Aim
Copy the lines of the data below exactly, starting at the first and stopping after the line that contains "1.2, 1.4, 1.6];"; include no pictures.

|---|

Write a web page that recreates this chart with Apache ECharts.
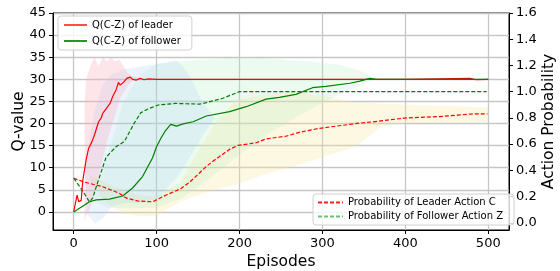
<!DOCTYPE html>
<html>
<head>
<meta charset="utf-8">
<script src="https://cdn.jsdelivr.net/npm/echarts@6/dist/echarts.min.js"></script>
<style>
  html, body { margin: 0; padding: 0; background: #fff; }
  #chart { width: 560px; height: 271px; }
</style>
</head>
<body>
<div id="chart"></div>
<script>
// tick values
const xTicks = [0, 100, 200, 300, 400, 500];
const qTicks = [0, 5, 10, 15, 20, 25, 30, 35, 40, 45];
const pTicks = [0, 0.2, 0.4, 0.6, 0.8, 1.0, 1.2, 1.4, 1.6];

// Q(C-Z) of leader (left axis)
const leaderQX = [0, 4, 6, 9, 11, 15, 18, 22, 25, 30, 33, 35, 37, 41, 44, 47, 51, 54, 56, 60, 64, 68, 71, 75, 80, 85, 90, 100, 120, 200, 300, 400, 478, 485, 500];
const leaderQ = [0, 3.8, 2.3, 2.6, 7.2, 11.8, 14.4, 15.9, 17.4, 20.4, 21.2, 22.3, 21.9, 23.8, 24.6, 26.1, 27.6, 29.3, 28.7, 29.3, 30.2, 30.5, 30, 29.8, 30.2, 29.9, 30.1, 30, 30, 30, 30, 30, 30.2, 29.9, 30];

// Q(C-Z) of follower (left axis)
const followerQX = [0, 19, 27, 43, 59, 71, 83, 95, 100, 105, 110, 117, 124, 132, 144, 160, 188, 208, 232, 248, 268, 288, 304, 333, 345, 357, 365, 500];
const followerQ = [0, 2.3, 2.7, 2.9, 3.6, 5.4, 8.0, 12.2, 14.8, 16.6, 18.2, 19.8, 19.4, 19.9, 20.4, 21.7, 22.7, 23.8, 25.5, 25.9, 26.6, 28.1, 28.4, 29.1, 29.6, 30.2, 30, 30];

// Probability of Leader Action C (right axis)
const leaderPX = [0, 13, 35, 55, 63, 77, 95, 111, 129, 140, 160, 168, 188, 198, 220, 232, 256, 272, 296, 320, 345, 361, 401, 441, 481, 499];
const leaderP = [0.34, 0.31, 0.275, 0.225, 0.19, 0.166, 0.16, 0.21, 0.26, 0.31, 0.43, 0.47, 0.56, 0.59, 0.61, 0.64, 0.66, 0.69, 0.72, 0.74, 0.76, 0.77, 0.80, 0.81, 0.83, 0.83];

// Probability of Follower Action Z (right axis)
const followerPX = [0, 9, 19, 23, 29, 39, 51, 61, 73, 81, 92, 103, 123, 152, 160, 180, 200, 250, 300, 400, 498];
const followerP = [0.34, 0.26, 0.16, 0.19, 0.31, 0.50, 0.58, 0.62, 0.76, 0.84, 0.875, 0.90, 0.91, 0.905, 0.917, 0.95, 1.0, 1.0, 1.0, 1.0, 1.0];

// shaded spreads
const pinkX = [13, 15, 20, 25, 30, 35, 40, 45, 50, 55, 60, 65, 70, 75, 80, 90];
const pinkLow = [-2, -1, 1, 4, 8, 12, 16, 19, 22, 25, 27, 28.5, 29.5, 29.8, 30, 30];
const pinkHigh = [25, 30, 33, 35, 33, 35, 34, 35, 34, 34.5, 33, 31.5, 30.8, 30.5, 30.3, 30.1];

const blueX = [15, 25, 35, 45, 60, 80, 100, 125, 140, 155, 170];
const blueLow = [0.08, -0.005, 0.03, 0.12, 0.15, 0.15, 0.18, 0.35, 0.5, 0.66, 0.8];
const blueHigh = [0.45, 0.85, 1.05, 1.13, 1.17, 1.19, 1.21, 1.24, 1.12, 0.92, 0.8];

const greenX = [25, 40, 60, 80, 100, 130, 150, 200, 234, 260, 288, 320, 345, 360, 368];
const greenLow = [2.5, 1, 0.8, 0.8, 1, 3, 5.5, 13, 17.5, 20.5, 23.5, 26.5, 28.6, 29.7, 30];
const greenHigh = [3, 12, 25, 31, 33.5, 34, 34.4, 35, 34.8, 34.3, 34, 33.3, 32, 30.5, 30];

const yellowX = [20, 40, 60, 80, 100, 128, 150, 175, 196, 230, 260, 300, 340, 372, 400, 450, 500];
const yellowLow = [0.3, 0.15, 0.07, 0.05, 0.05, 0.16, 0.21, 0.26, 0.29, 0.37, 0.42, 0.5, 0.58, 0.74, 0.76, 0.765, 0.77];
const yellowHigh = [0.36, 0.3, 0.25, 0.21, 0.2, 0.3, 0.55, 0.8, 0.94, 0.98, 1.0, 0.97, 0.92, 0.91, 0.9, 0.89, 0.88];

const FONT = "DejaVu Sans";

function pairs(xs, ys) {
  return xs.map((x, i) => [x, ys[i]]);
}

// filled area between low and high, drawn as one polygon
function band(name, xs, low, high, color, axisIndex) {
  return {
    name: name,
    type: "custom",
    yAxisIndex: axisIndex,
    silent: true,
    z: 1,
    clip: true,
    data: [[xs[0], low[0]]],
    renderItem: function (params, api) {
      const pts = [];
      for (let i = 0; i < xs.length; i++) pts.push(api.coord([xs[i], high[i]]));
      for (let i = xs.length - 1; i >= 0; i--) pts.push(api.coord([xs[i], low[i]]));
      return { type: "polygon", shape: { points: pts }, style: { fill: color } };
    },
  };
}

const chart = echarts.init(document.getElementById("chart"), null, { renderer: "canvas" });

const axisLine = { show: true, onZero: false, lineStyle: { color: "#000", width: 1 } };
const axisTick = { show: true, inside: false, length: 4, lineStyle: { color: "#000", width: 1 } };
const gridLine = { show: true, lineStyle: { color: "#c6c6c6", width: 1.3 } };

const option = {
  animation: false,
  textStyle: { fontFamily: FONT },
  grid: {
    left: 53,
    top: 13,
    right: 51,
    bottom: 41,
    containLabel: false,
    outerBoundsMode: "none",
    show: true,
    borderColor: "#000",
    borderWidth: 1,
    backgroundColor: "transparent",
  },
  xAxis: {
    type: "value",
    min: -25,
    max: 525,
    splitNumber: 5,
    name: "Episodes",
    nameLocation: "middle",
    nameGap: 24,
    nameMoveOverlap: false,
    nameTextStyle: { fontFamily: FONT, fontSize: 15.5, color: "#000" },
    axisLine: axisLine,
    axisTick: Object.assign({ customValues: xTicks }, axisTick),
    axisLabel: {
      customValues: xTicks,
      margin: 7,
      fontFamily: FONT,
      fontSize: 13,
      color: "#000",
    },
    splitLine: gridLine,
  },
  yAxis: [
    {
      type: "value",
      min: -4.1,
      max: 45,
      splitNumber: 10,
      name: "Q-value",
      nameLocation: "middle",
      nameGap: 26,
      nameMoveOverlap: false,
      nameTextStyle: { fontFamily: FONT, fontSize: 15.5, color: "#000" },
      axisLine: axisLine,
      axisTick: Object.assign({ customValues: qTicks }, axisTick),
      axisLabel: {
        customValues: qTicks,
        margin: 7,
        fontFamily: FONT,
        fontSize: 13,
        color: "#000",
      },
      splitLine: gridLine,
    },
    {
      type: "value",
      position: "right",
      min: -0.055,
      max: 1.6,
      splitNumber: 8,
      name: "Action Probability",
      nameLocation: "middle",
      nameGap: 32,
      nameMoveOverlap: false,
      nameTextStyle: { fontFamily: FONT, fontSize: 15.5, color: "#000" },
      axisLine: axisLine,
      axisTick: Object.assign({ customValues: pTicks }, axisTick),
      axisLabel: {
        customValues: pTicks,
        margin: 7,
        fontFamily: FONT,
        fontSize: 13,
        color: "#000",
        formatter: (v) => v.toFixed(1),
      },
      splitLine: { show: false },
    },
  ],
  legend: [
    {
      left: 58,
      top: 16,
      orient: "vertical",
      itemWidth: 23,
      itemHeight: 10,
      itemGap: 4,
      padding: [3, 11, 3, 5],
      backgroundColor: "rgba(255,255,255,0.8)",
      borderColor: "#d0d0d0",
      borderWidth: 1,
      borderRadius: 3,
      itemStyle: { opacity: 0 },
      textStyle: { fontFamily: FONT, fontSize: 10, lineHeight: 12, color: "#000" },
      data: [
        { name: "Q(C-Z) of leader", lineStyle: { color: "#ff4d4d" } },
        { name: "Q(C-Z) of follower", lineStyle: { color: "#229922" } },
      ],
    },
    {
      left: 313,
      top: 194,
      orient: "vertical",
      itemWidth: 25,
      itemHeight: 10,
      itemGap: 3,
      padding: [3, 11, 3, 4],
      backgroundColor: "rgba(255,255,255,0.8)",
      borderColor: "#d0d0d0",
      borderWidth: 1,
      borderRadius: 3,
      itemStyle: { opacity: 0 },
      textStyle: { fontFamily: FONT, fontSize: 10, lineHeight: 11, color: "#000" },
      data: [
        { name: "Probability of Leader Action C", lineStyle: { color: "#ff2020" } },
        { name: "Probability of Follower Action Z", lineStyle: { color: "#70c070" } },
      ],
    },
  ],
  series: [
    band("yellow", yellowX, yellowLow, yellowHigh, "rgba(248,232,160,0.3)", 1),
    band("green", greenX, greenLow, greenHigh, "rgba(170,235,185,0.22)", 0),
    band("blue", blueX, blueLow, blueHigh, "rgba(170,205,248,0.24)", 1),
    band("pink", pinkX, pinkLow, pinkHigh, "rgba(250,170,185,0.3)", 0),
    {
      name: "Probability of Leader Action C",
      type: "line",
      yAxisIndex: 1,
      symbol: "none",
      z: 3,
      lineStyle: { color: "#ff0000", width: 1.2, type: [4, 2] },
      data: pairs(leaderPX, leaderP),
    },
    {
      name: "Probability of Follower Action Z",
      type: "line",
      yAxisIndex: 1,
      symbol: "none",
      z: 3,
      lineStyle: { color: "#007f00", width: 1.2, type: [4, 2] },
      data: pairs(followerPX, followerP),
    },
    {
      name: "Q(C-Z) of leader",
      type: "line",
      yAxisIndex: 0,
      symbol: "none",
      z: 3,
      lineStyle: { color: "#ff0000", width: 1.2 },
      data: pairs(leaderQX, leaderQ),
    },
    {
      name: "Q(C-Z) of follower",
      type: "line",
      yAxisIndex: 0,
      symbol: "none",
      z: 4,
      lineStyle: { color: "#008000", width: 1.2 },
      data: pairs(followerQX, followerQ),
    },
  ],
};

chart.setOption(option);
</script>
</body>
</html>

|---|

Reply to the task
Write a web page that recreates this chart with Apache ECharts.
<!DOCTYPE html>
<html>
<head>
<meta charset="utf-8">
<script src="https://cdn.jsdelivr.net/npm/echarts@6/dist/echarts.min.js"></script>
<style>
  html, body { margin: 0; padding: 0; background: #fff; }
  #chart { width: 560px; height: 271px; }
</style>
</head>
<body>
<div id="chart"></div>
<script>
// tick values
const xTicks = [0, 100, 200, 300, 400, 500];
const qTicks = [0, 5, 10, 15, 20, 25, 30, 35, 40, 45];
const pTicks = [0, 0.2, 0.4, 0.6, 0.8, 1.0, 1.2, 1.4, 1.6];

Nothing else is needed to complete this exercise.